WRITTEN TASK — Each entry that follows is to be retyped exactly. Pictures do not belong in the copy.

EXTRACTED MATERIAL —
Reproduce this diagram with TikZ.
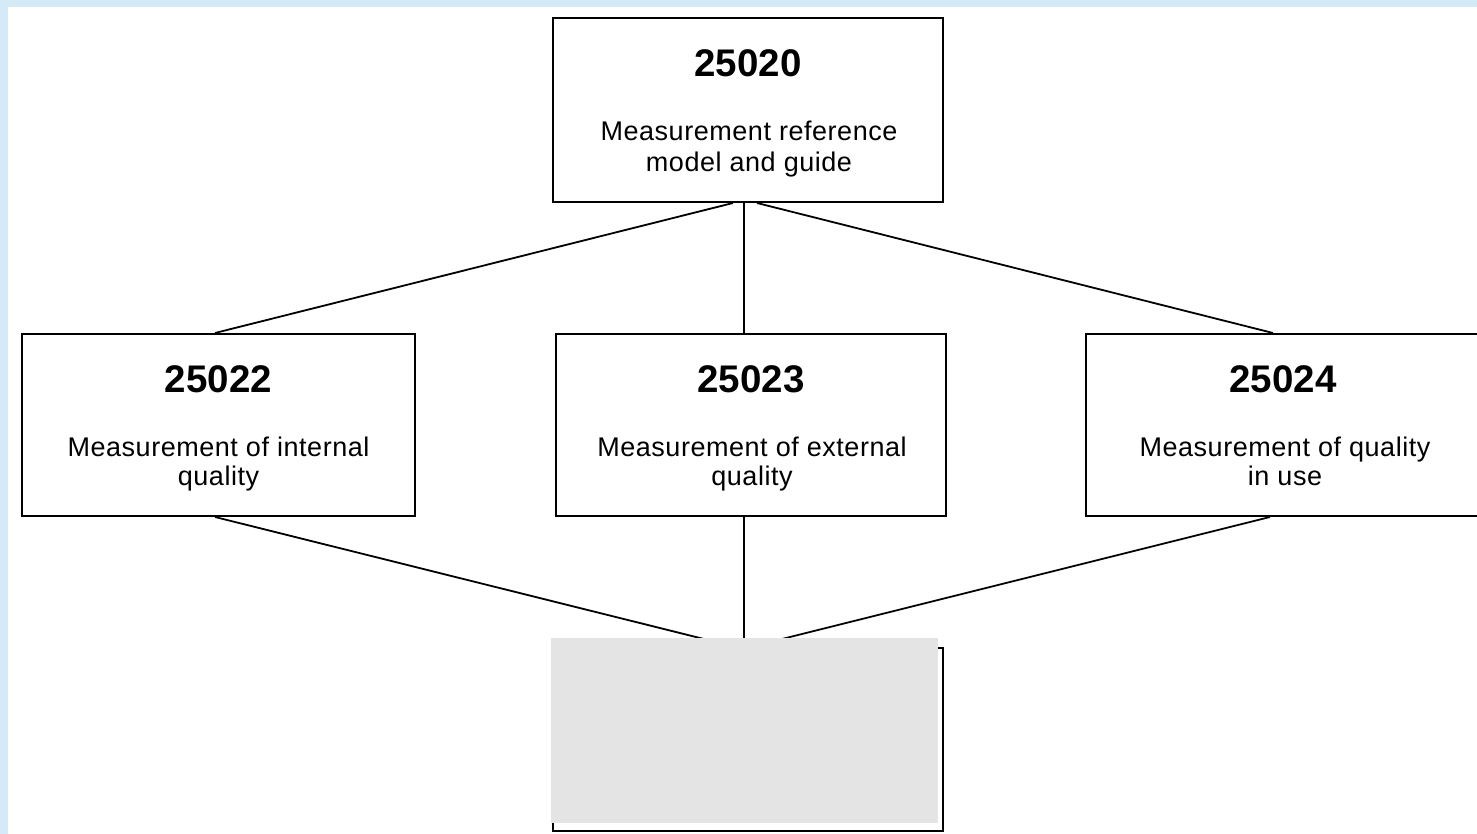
\documentclass[tikz,border=0pt]{standalone}
\usepackage{fontspec}
\setmainfont{Liberation Sans}
\newfontfamily\descfont[LetterSpace=2.0]{Liberation Sans}
\usetikzlibrary{calc}
\definecolor{frameblue}{HTML}{D4EAF6}
\definecolor{covergrey}{HTML}{E4E4E4}
\tikzset{
  stdbox/.style={draw=black, line width=2pt, fill=white, rectangle, inner sep=0pt},
  num/.style={anchor=base, inner sep=0pt, font=\fontsize{38.5}{40}\selectfont\bfseries},
  desc/.style={anchor=base, inner sep=0pt, font=\descfont\fontsize{27}{30}\selectfont},
  link/.style={draw=black, line width=1.8pt}
}
\begin{document}
\begin{tikzpicture}[x=1pt,y=-1pt]
\useasboundingbox (0,0) rectangle (1477,834);
% page frame
\fill[frameblue] (0,0) rectangle (1477,834);
\fill[white] (8,7) rectangle (1477,834);

% boxes
\node[stdbox, minimum width=390pt, minimum height=184pt] (ref)  at (748,110) {};
\node[stdbox, minimum width=393pt, minimum height=182pt] (int)  at (218.5,425) {};
\node[stdbox, minimum width=390pt, minimum height=182pt] (ext)  at (751,425) {};
\node[stdbox, minimum width=393pt, minimum height=182pt] (use)  at (1282.5,425) {};
\node[stdbox, minimum width=390pt, minimum height=183pt] (base) at (748,739.5) {};

% box texts
\node[num]  (ref-n)  at (748,77)  {25020};
\node[desc] (ref-a)  at (749,141) {Measurement reference};
\node[desc] (ref-b)  at (749,172) {model and guide};

\node[num]  (int-n)  at (218.5,392) {25022};
\node[desc] (int-a)  at (218.5,456) {Measurement of internal};
\node[desc] (int-b)  at (218.5,485) {quality};

\node[num]  (ext-n)  at (751,392) {25023};
\node[desc] (ext-a)  at (752,456) {Measurement of external};
\node[desc] (ext-b)  at (752,485) {quality};

\node[num]  (use-n)  at (1283,392) {25024};
\node[desc] (use-a)  at (1285,456) {Measurement of quality};
\node[desc] (use-b)  at (1285,485) {in use};

% connectors
\draw[link] ([xshift=-15pt]ref.south) -- ([xshift=-3.5pt]int.north);
\draw[link] ([xshift=-4pt]ref.south)  -- ([xshift=-7pt]ext.north);
\draw[link] ([xshift=9pt]ref.south)   -- ([xshift=-9.5pt]use.north);

\draw[link] ([xshift=-3.5pt]int.south) -- ([xshift=-12pt]base.north);
\draw[link] ([xshift=-7pt]ext.south)   -- ([xshift=-4pt]base.north);
\draw[link] ([xshift=-12.5pt]use.south) -- ([xshift=2pt]base.north);

% grey cover panel
\fill[covergrey] (551,638) rectangle (938,823);
\end{tikzpicture}
\end{document}
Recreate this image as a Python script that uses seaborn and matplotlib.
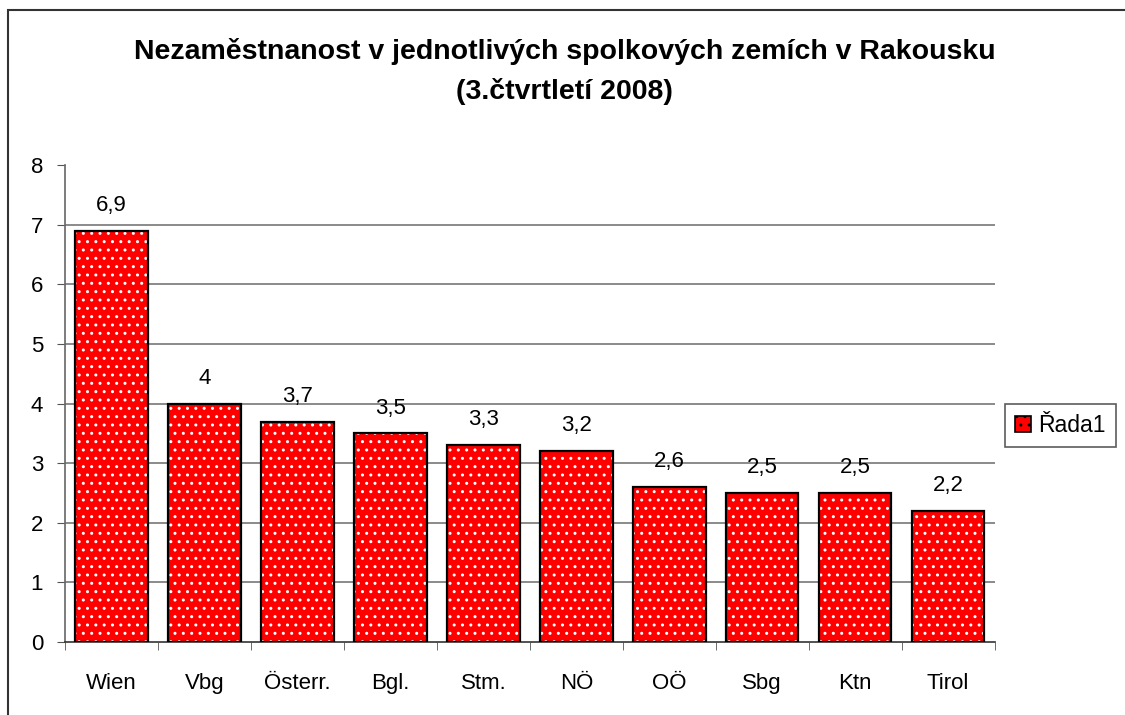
import numpy as np
import pandas as pd
import seaborn as sns
import matplotlib.pyplot as plt
from matplotlib.patches import Rectangle

# data
regions = ['Wien', 'Vbg', 'Österr.', 'Bgl.', 'Stm.', 'NÖ', 'OÖ', 'Sbg', 'Ktn', 'Tirol']
values = [6.9, 4.0, 3.7, 3.5, 3.3, 3.2, 2.6, 2.5, 2.5, 2.2]
labels = ['6,9', '4', '3,7', '3,5', '3,3', '3,2', '2,6', '2,5', '2,5', '2,2']
yticks = [0, 1, 2, 3, 4, 5, 6, 7, 8]

df = pd.DataFrame({'region': regions, 'value': values})

sns.set_style('white')
plt.rcParams['font.family'] = ['Liberation Sans', 'DejaVu Sans']
plt.rcParams['text.color'] = 'black'
plt.rcParams['xtick.color'] = 'black'
plt.rcParams['ytick.color'] = 'black'
plt.rcParams['hatch.linewidth'] = 1.0

fs = 16

fig = plt.figure(figsize=(11.25, 7.15), dpi=100)
ax = fig.add_axes([0.058, 0.102, 0.826, 0.667])

# red fill with white dots, then black outline on top
sns.barplot(data=df, x='region', y='value', color='red', saturation=1,
            width=0.78, edgecolor='white', linewidth=0, hatch='..', ax=ax, zorder=2)
for p in ax.patches:
    p.set_facecolor('red')
sns.barplot(data=df, x='region', y='value', fill=False, saturation=1,
            width=0.78, edgecolor='black', linewidth=1.6, ax=ax, zorder=3)

for i, lab in enumerate(labels):
    ax.text(i, values[i] + 0.25, lab, ha='center', va='bottom', fontsize=fs)

ax.set_ylim(0, 8)
ax.set_xlim(-0.5, len(regions) - 0.5)
ax.set_yticks(yticks)
ax.set_yticklabels([str(t) for t in yticks], fontsize=fs)
ax.set_xticks(range(len(regions)))
ax.set_xticklabels(regions, fontsize=fs)
ax.tick_params(axis='x', length=0, pad=22)
ax.tick_params(axis='y', length=6, color='#555555', left=True, pad=10)
# minor ticks between categories on x axis
ax.set_xticks(np.arange(-0.5, len(regions), 1), minor=True)
ax.tick_params(axis='x', which='minor', length=6, color='#555555', bottom=True)
for y in yticks[1:-1]:
    ax.axhline(y, color='#777777', lw=1.2, zorder=1)
ax.set_xlabel('')
ax.set_ylabel('')
for s in ['top', 'right']:
    ax.spines[s].set_visible(False)
ax.spines['left'].set_color('#666666')
ax.spines['bottom'].set_color('#333333')
ax.spines['left'].set_linewidth(1.2)
ax.spines['bottom'].set_linewidth(1.2)

fig.text(0.502, 0.928, 'Nezaměstnanost v jednotlivých spolkových zemích v Rakousku',
         ha='center', va='center', fontsize=20.5, fontweight='bold')
fig.text(0.502, 0.872, '(3.čtvrtletí 2008)',
         ha='center', va='center', fontsize=20.5, fontweight='bold')

# outer chart border
fig.patches.append(Rectangle((8 / 1125, -0.1), 1.2, 1.1 - 10 / 715, transform=fig.transFigure,
                             fill=False, edgecolor='#333333', lw=1.5))

handle = Rectangle((0, 0), 1, 1, facecolor='red', edgecolor='black', hatch='..', lw=1.2)
leg = fig.legend([handle], ['Řada1'], loc='center left', bbox_to_anchor=(0.883, 0.405),
                 fontsize=fs + 0.5, frameon=True, fancybox=False, handlelength=0.7,
                 handleheight=0.7, handletextpad=0.3, borderpad=0.45)
leg.get_frame().set_edgecolor('#333333')
leg.get_frame().set_linewidth(1.2)
leg.legend_handles[0].set_edgecolor('black')

fig.savefig('out.png', dpi=100)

RESPONSE TO THIS EXERCISE —
Reproduce this diagram with TikZ.
\documentclass[tikz,border=0pt]{standalone}
\usepackage{fontspec}
\setmainfont{Liberation Sans}
\newfontfamily\descfont[LetterSpace=2.0]{Liberation Sans}
\usetikzlibrary{calc}
\definecolor{frameblue}{HTML}{D4EAF6}
\definecolor{covergrey}{HTML}{E4E4E4}
\tikzset{
  stdbox/.style={draw=black, line width=2pt, fill=white, rectangle, inner sep=0pt},
  num/.style={anchor=base, inner sep=0pt, font=\fontsize{38.5}{40}\selectfont\bfseries},
  desc/.style={anchor=base, inner sep=0pt, font=\descfont\fontsize{27}{30}\selectfont},
  link/.style={draw=black, line width=1.8pt}
}
\begin{document}
\begin{tikzpicture}[x=1pt,y=-1pt]
\useasboundingbox (0,0) rectangle (1477,834);
% page frame
\fill[frameblue] (0,0) rectangle (1477,834);
\fill[white] (8,7) rectangle (1477,834);

% boxes
\node[stdbox, minimum width=390pt, minimum height=184pt] (ref)  at (748,110) {};
\node[stdbox, minimum width=393pt, minimum height=182pt] (int)  at (218.5,425) {};
\node[stdbox, minimum width=390pt, minimum height=182pt] (ext)  at (751,425) {};
\node[stdbox, minimum width=393pt, minimum height=182pt] (use)  at (1282.5,425) {};
\node[stdbox, minimum width=390pt, minimum height=183pt] (base) at (748,739.5) {};

% box texts
\node[num]  (ref-n)  at (748,77)  {25020};
\node[desc] (ref-a)  at (749,141) {Measurement reference};
\node[desc] (ref-b)  at (749,172) {model and guide};

\node[num]  (int-n)  at (218.5,392) {25022};
\node[desc] (int-a)  at (218.5,456) {Measurement of internal};
\node[desc] (int-b)  at (218.5,485) {quality};

\node[num]  (ext-n)  at (751,392) {25023};
\node[desc] (ext-a)  at (752,456) {Measurement of external};
\node[desc] (ext-b)  at (752,485) {quality};

\node[num]  (use-n)  at (1283,392) {25024};
\node[desc] (use-a)  at (1285,456) {Measurement of quality};
\node[desc] (use-b)  at (1285,485) {in use};

% connectors
\draw[link] ([xshift=-15pt]ref.south) -- ([xshift=-3.5pt]int.north);
\draw[link] ([xshift=-4pt]ref.south)  -- ([xshift=-7pt]ext.north);
\draw[link] ([xshift=9pt]ref.south)   -- ([xshift=-9.5pt]use.north);

\draw[link] ([xshift=-3.5pt]int.south) -- ([xshift=-12pt]base.north);
\draw[link] ([xshift=-7pt]ext.south)   -- ([xshift=-4pt]base.north);
\draw[link] ([xshift=-12.5pt]use.south) -- ([xshift=2pt]base.north);

% grey cover panel
\fill[covergrey] (551,638) rectangle (938,823);
\end{tikzpicture}
\end{document}
Recreate this image as a Python script that uses seaborn and matplotlib.
import numpy as np
import pandas as pd
import seaborn as sns
import matplotlib.pyplot as plt
from matplotlib.patches import Rectangle

# data
regions = ['Wien', 'Vbg', 'Österr.', 'Bgl.', 'Stm.', 'NÖ', 'OÖ', 'Sbg', 'Ktn', 'Tirol']
values = [6.9, 4.0, 3.7, 3.5, 3.3, 3.2, 2.6, 2.5, 2.5, 2.2]
labels = ['6,9', '4', '3,7', '3,5', '3,3', '3,2', '2,6', '2,5', '2,5', '2,2']
yticks = [0, 1, 2, 3, 4, 5, 6, 7, 8]

df = pd.DataFrame({'region': regions, 'value': values})

sns.set_style('white')
plt.rcParams['font.family'] = ['Liberation Sans', 'DejaVu Sans']
plt.rcParams['text.color'] = 'black'
plt.rcParams['xtick.color'] = 'black'
plt.rcParams['ytick.color'] = 'black'
plt.rcParams['hatch.linewidth'] = 1.0

fs = 16

fig = plt.figure(figsize=(11.25, 7.15), dpi=100)
ax = fig.add_axes([0.058, 0.102, 0.826, 0.667])

# red fill with white dots, then black outline on top
sns.barplot(data=df, x='region', y='value', color='red', saturation=1,
            width=0.78, edgecolor='white', linewidth=0, hatch='..', ax=ax, zorder=2)
for p in ax.patches:
    p.set_facecolor('red')
sns.barplot(data=df, x='region', y='value', fill=False, saturation=1,
            width=0.78, edgecolor='black', linewidth=1.6, ax=ax, zorder=3)

for i, lab in enumerate(labels):
    ax.text(i, values[i] + 0.25, lab, ha='center', va='bottom', fontsize=fs)

ax.set_ylim(0, 8)
ax.set_xlim(-0.5, len(regions) - 0.5)
ax.set_yticks(yticks)
ax.set_yticklabels([str(t) for t in yticks], fontsize=fs)
ax.set_xticks(range(len(regions)))
ax.set_xticklabels(regions, fontsize=fs)
ax.tick_params(axis='x', length=0, pad=22)
ax.tick_params(axis='y', length=6, color='#555555', left=True, pad=10)
# minor ticks between categories on x axis
ax.set_xticks(np.arange(-0.5, len(regions), 1), minor=True)
ax.tick_params(axis='x', which='minor', length=6, color='#555555', bottom=True)
for y in yticks[1:-1]:
    ax.axhline(y, color='#777777', lw=1.2, zorder=1)
ax.set_xlabel('')
ax.set_ylabel('')
for s in ['top', 'right']:
    ax.spines[s].set_visible(False)
ax.spines['left'].set_color('#666666')
ax.spines['bottom'].set_color('#333333')
ax.spines['left'].set_linewidth(1.2)
ax.spines['bottom'].set_linewidth(1.2)

fig.text(0.502, 0.928, 'Nezaměstnanost v jednotlivých spolkových zemích v Rakousku',
         ha='center', va='center', fontsize=20.5, fontweight='bold')
fig.text(0.502, 0.872, '(3.čtvrtletí 2008)',
         ha='center', va='center', fontsize=20.5, fontweight='bold')

# outer chart border
fig.patches.append(Rectangle((8 / 1125, -0.1), 1.2, 1.1 - 10 / 715, transform=fig.transFigure,
                             fill=False, edgecolor='#333333', lw=1.5))

handle = Rectangle((0, 0), 1, 1, facecolor='red', edgecolor='black', hatch='..', lw=1.2)
leg = fig.legend([handle], ['Řada1'], loc='center left', bbox_to_anchor=(0.883, 0.405),
                 fontsize=fs + 0.5, frameon=True, fancybox=False, handlelength=0.7,
                 handleheight=0.7, handletextpad=0.3, borderpad=0.45)
leg.get_frame().set_edgecolor('#333333')
leg.get_frame().set_linewidth(1.2)
leg.legend_handles[0].set_edgecolor('black')

fig.savefig('out.png', dpi=100)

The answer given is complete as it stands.